__Data block__.
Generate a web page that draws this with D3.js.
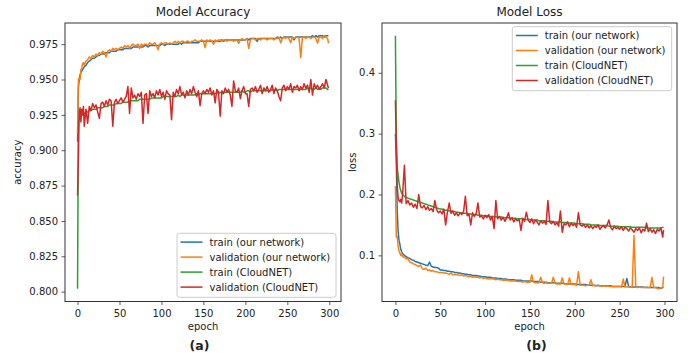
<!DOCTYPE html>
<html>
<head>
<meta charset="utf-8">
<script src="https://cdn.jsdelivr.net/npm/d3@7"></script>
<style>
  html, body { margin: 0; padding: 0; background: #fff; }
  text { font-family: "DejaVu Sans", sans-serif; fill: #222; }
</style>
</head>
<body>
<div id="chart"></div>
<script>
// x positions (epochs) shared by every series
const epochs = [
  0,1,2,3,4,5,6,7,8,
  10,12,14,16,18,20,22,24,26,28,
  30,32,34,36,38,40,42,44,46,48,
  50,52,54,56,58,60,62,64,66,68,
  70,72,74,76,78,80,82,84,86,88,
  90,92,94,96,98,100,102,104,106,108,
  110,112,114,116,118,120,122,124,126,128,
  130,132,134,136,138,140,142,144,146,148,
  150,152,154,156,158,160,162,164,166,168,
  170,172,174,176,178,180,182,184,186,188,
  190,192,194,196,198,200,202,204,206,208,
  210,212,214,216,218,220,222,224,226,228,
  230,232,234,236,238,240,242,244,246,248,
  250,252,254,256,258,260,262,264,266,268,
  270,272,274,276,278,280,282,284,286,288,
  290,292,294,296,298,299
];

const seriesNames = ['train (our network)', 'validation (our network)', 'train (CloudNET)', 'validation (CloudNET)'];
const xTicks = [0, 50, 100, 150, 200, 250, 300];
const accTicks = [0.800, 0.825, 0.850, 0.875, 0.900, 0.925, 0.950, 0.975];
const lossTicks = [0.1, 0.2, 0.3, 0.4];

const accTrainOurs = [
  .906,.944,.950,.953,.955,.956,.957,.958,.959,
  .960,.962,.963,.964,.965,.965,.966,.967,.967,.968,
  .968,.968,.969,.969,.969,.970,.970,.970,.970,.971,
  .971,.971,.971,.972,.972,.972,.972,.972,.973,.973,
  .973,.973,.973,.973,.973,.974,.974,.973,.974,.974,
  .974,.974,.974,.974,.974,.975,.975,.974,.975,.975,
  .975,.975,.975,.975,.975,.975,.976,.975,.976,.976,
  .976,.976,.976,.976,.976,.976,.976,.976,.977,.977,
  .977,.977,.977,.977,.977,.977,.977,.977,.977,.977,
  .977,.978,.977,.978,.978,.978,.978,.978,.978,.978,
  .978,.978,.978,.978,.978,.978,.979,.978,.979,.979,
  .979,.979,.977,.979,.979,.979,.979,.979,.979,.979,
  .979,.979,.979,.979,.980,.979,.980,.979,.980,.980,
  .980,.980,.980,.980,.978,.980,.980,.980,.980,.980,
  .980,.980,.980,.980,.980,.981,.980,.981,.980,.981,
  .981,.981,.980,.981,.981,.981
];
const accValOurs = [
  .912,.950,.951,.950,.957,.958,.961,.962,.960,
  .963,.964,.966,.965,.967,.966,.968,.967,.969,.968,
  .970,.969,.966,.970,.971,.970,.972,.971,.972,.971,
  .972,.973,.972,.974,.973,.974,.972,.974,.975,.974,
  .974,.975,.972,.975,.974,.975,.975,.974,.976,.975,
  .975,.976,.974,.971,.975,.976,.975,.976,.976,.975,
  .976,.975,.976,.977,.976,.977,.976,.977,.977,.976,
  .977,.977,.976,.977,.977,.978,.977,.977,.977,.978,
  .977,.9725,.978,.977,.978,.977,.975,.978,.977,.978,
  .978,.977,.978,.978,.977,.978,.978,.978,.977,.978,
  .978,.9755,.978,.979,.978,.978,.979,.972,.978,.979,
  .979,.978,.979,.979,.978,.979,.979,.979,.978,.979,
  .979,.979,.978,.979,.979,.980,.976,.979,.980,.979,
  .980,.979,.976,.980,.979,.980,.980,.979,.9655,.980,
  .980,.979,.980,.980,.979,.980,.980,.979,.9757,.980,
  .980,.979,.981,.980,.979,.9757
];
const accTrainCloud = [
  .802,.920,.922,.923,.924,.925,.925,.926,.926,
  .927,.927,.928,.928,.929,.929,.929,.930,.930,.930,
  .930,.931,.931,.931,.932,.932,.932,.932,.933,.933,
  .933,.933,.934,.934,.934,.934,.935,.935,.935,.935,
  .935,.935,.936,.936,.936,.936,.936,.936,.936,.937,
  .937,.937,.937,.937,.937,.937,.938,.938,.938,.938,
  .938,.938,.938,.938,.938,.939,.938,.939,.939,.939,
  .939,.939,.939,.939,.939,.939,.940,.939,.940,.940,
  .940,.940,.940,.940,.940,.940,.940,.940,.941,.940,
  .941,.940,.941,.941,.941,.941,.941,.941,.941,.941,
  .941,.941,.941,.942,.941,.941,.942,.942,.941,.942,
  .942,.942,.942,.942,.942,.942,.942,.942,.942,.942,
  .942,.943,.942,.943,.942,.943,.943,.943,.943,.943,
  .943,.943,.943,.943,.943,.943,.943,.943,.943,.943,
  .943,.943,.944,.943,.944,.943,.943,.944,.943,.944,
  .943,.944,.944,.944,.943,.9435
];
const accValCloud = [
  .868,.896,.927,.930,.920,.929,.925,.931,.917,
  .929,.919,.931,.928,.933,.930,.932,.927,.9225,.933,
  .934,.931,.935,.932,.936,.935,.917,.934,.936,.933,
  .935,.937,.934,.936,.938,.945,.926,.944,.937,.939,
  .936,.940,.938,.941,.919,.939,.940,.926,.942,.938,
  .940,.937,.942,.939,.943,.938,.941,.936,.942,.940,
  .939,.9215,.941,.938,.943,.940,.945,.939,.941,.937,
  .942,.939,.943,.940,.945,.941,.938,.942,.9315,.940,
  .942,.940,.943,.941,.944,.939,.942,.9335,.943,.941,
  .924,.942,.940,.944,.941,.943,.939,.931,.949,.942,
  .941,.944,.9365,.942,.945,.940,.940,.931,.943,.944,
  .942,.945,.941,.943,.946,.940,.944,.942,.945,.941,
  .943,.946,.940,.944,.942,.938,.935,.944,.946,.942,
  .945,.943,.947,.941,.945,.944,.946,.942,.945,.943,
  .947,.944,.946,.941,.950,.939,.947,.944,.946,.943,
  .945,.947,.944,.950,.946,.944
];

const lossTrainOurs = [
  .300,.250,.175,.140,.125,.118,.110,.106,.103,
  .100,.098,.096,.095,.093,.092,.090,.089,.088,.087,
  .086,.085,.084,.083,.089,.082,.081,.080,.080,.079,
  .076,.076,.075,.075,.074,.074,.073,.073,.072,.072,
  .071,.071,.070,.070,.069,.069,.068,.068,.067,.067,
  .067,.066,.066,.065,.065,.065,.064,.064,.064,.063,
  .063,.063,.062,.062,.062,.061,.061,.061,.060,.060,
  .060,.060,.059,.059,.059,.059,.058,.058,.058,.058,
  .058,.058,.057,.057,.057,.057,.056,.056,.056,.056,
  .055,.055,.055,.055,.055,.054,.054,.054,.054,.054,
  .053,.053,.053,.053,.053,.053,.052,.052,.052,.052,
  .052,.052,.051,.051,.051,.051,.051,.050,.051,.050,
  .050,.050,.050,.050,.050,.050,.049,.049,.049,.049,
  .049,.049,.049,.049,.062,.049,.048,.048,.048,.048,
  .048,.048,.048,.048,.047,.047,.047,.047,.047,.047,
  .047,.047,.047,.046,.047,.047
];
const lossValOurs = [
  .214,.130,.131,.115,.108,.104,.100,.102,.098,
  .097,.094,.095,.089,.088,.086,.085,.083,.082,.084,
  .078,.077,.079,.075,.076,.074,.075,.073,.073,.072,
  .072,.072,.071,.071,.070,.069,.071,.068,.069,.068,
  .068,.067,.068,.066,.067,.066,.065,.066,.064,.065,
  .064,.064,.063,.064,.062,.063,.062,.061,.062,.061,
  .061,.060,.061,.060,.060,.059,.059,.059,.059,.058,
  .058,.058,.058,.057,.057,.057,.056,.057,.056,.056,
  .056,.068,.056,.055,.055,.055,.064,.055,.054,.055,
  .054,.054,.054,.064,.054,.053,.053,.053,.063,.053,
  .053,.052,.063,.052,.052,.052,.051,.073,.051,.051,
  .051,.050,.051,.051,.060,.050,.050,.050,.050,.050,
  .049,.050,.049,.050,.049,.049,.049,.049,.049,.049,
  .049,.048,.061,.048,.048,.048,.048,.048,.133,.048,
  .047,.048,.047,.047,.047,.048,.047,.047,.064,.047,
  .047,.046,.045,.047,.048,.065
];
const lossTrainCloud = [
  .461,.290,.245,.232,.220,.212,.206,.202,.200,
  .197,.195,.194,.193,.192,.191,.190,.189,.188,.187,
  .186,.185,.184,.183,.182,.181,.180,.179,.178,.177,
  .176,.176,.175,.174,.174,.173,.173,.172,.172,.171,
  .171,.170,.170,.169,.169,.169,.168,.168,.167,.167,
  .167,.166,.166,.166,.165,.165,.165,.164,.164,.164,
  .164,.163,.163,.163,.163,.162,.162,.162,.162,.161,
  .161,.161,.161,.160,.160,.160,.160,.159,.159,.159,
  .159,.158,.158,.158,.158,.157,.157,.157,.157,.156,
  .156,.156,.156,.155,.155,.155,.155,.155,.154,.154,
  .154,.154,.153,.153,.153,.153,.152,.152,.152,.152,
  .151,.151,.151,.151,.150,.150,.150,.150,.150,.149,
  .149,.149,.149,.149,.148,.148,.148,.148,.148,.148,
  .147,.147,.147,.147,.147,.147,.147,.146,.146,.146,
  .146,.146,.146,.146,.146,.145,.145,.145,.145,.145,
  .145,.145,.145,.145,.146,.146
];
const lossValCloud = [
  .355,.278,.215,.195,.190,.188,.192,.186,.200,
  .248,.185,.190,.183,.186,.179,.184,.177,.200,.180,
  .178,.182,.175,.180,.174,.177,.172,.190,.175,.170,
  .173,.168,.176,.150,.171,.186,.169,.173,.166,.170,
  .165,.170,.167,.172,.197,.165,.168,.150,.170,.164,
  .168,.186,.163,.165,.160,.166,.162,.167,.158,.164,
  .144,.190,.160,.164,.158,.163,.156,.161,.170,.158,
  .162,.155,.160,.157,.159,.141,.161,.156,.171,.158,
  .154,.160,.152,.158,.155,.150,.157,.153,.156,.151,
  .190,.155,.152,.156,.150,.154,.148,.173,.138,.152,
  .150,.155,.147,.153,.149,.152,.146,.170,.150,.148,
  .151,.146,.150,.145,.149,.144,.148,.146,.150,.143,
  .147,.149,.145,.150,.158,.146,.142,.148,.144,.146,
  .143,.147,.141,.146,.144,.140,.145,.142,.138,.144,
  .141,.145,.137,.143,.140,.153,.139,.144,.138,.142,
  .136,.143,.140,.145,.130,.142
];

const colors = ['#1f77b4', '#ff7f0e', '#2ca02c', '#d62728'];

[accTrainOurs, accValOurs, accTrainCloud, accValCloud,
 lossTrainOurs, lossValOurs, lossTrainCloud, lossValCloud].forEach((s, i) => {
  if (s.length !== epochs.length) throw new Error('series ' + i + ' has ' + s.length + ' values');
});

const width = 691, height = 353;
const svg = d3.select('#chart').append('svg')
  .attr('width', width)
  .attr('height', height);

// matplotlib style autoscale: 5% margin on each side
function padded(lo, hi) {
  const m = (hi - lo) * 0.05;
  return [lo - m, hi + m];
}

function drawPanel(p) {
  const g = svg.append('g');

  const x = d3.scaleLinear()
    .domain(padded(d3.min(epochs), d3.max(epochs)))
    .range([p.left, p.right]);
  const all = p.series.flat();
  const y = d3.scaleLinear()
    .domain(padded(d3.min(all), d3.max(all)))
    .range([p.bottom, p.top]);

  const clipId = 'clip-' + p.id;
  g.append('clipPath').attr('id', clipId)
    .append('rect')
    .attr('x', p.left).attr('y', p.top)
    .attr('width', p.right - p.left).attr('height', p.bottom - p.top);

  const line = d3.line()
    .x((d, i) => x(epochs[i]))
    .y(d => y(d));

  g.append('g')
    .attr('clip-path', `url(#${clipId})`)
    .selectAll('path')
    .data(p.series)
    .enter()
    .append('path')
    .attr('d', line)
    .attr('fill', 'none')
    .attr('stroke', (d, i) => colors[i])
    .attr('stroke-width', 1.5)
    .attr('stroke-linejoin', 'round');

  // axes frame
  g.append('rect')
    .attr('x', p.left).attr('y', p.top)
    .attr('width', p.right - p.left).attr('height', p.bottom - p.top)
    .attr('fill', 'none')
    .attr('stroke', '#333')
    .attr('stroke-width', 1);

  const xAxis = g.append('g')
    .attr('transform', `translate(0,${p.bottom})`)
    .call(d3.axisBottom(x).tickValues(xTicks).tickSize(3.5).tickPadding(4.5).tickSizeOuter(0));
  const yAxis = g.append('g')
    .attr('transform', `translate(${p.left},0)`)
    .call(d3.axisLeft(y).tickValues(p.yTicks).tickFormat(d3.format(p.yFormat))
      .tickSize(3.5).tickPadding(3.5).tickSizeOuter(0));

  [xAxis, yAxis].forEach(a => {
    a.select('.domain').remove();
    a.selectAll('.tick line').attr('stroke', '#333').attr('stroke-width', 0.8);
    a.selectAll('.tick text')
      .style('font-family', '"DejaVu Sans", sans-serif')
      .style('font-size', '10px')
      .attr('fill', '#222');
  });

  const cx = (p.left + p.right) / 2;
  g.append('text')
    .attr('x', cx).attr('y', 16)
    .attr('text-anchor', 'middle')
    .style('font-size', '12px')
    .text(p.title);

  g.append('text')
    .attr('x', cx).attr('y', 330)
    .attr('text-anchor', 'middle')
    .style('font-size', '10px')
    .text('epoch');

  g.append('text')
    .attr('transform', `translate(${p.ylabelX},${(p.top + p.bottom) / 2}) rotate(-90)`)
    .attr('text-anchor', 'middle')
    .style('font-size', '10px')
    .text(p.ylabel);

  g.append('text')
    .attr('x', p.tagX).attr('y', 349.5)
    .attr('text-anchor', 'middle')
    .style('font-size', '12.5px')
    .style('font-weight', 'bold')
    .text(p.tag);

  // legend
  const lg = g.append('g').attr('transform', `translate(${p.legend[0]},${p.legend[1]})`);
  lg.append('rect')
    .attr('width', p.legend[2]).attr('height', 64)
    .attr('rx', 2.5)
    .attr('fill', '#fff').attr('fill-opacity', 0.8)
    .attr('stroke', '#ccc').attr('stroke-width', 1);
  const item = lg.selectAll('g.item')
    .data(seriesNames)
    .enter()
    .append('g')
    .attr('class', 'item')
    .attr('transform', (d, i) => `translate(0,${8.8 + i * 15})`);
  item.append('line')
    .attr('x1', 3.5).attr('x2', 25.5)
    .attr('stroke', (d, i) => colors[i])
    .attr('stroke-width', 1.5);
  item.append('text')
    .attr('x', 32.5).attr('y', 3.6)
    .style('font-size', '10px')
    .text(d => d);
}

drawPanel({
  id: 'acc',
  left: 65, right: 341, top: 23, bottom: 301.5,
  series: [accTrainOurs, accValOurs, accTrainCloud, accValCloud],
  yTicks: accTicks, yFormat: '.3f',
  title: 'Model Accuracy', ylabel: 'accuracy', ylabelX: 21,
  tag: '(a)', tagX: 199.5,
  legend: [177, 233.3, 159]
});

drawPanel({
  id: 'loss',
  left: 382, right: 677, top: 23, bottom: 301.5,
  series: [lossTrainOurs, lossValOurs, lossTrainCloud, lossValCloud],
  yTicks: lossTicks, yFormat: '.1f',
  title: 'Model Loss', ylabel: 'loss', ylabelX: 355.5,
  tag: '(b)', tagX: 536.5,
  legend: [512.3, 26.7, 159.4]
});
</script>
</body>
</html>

__Aim of the task__. Give again, word for word, every line from the top of the data above to the line holding "const lossTicks = [0.1, 0.2, 0.3, 0.4];", inclusive, with the pictures left out.

__Result for this exercise__.
Generate a web page that draws this with D3.js.
<!DOCTYPE html>
<html>
<head>
<meta charset="utf-8">
<script src="https://cdn.jsdelivr.net/npm/d3@7"></script>
<style>
  html, body { margin: 0; padding: 0; background: #fff; }
  text { font-family: "DejaVu Sans", sans-serif; fill: #222; }
</style>
</head>
<body>
<div id="chart"></div>
<script>
// x positions (epochs) shared by every series
const epochs = [
  0,1,2,3,4,5,6,7,8,
  10,12,14,16,18,20,22,24,26,28,
  30,32,34,36,38,40,42,44,46,48,
  50,52,54,56,58,60,62,64,66,68,
  70,72,74,76,78,80,82,84,86,88,
  90,92,94,96,98,100,102,104,106,108,
  110,112,114,116,118,120,122,124,126,128,
  130,132,134,136,138,140,142,144,146,148,
  150,152,154,156,158,160,162,164,166,168,
  170,172,174,176,178,180,182,184,186,188,
  190,192,194,196,198,200,202,204,206,208,
  210,212,214,216,218,220,222,224,226,228,
  230,232,234,236,238,240,242,244,246,248,
  250,252,254,256,258,260,262,264,266,268,
  270,272,274,276,278,280,282,284,286,288,
  290,292,294,296,298,299
];

const seriesNames = ['train (our network)', 'validation (our network)', 'train (CloudNET)', 'validation (CloudNET)'];
const xTicks = [0, 50, 100, 150, 200, 250, 300];
const accTicks = [0.800, 0.825, 0.850, 0.875, 0.900, 0.925, 0.950, 0.975];
const lossTicks = [0.1, 0.2, 0.3, 0.4];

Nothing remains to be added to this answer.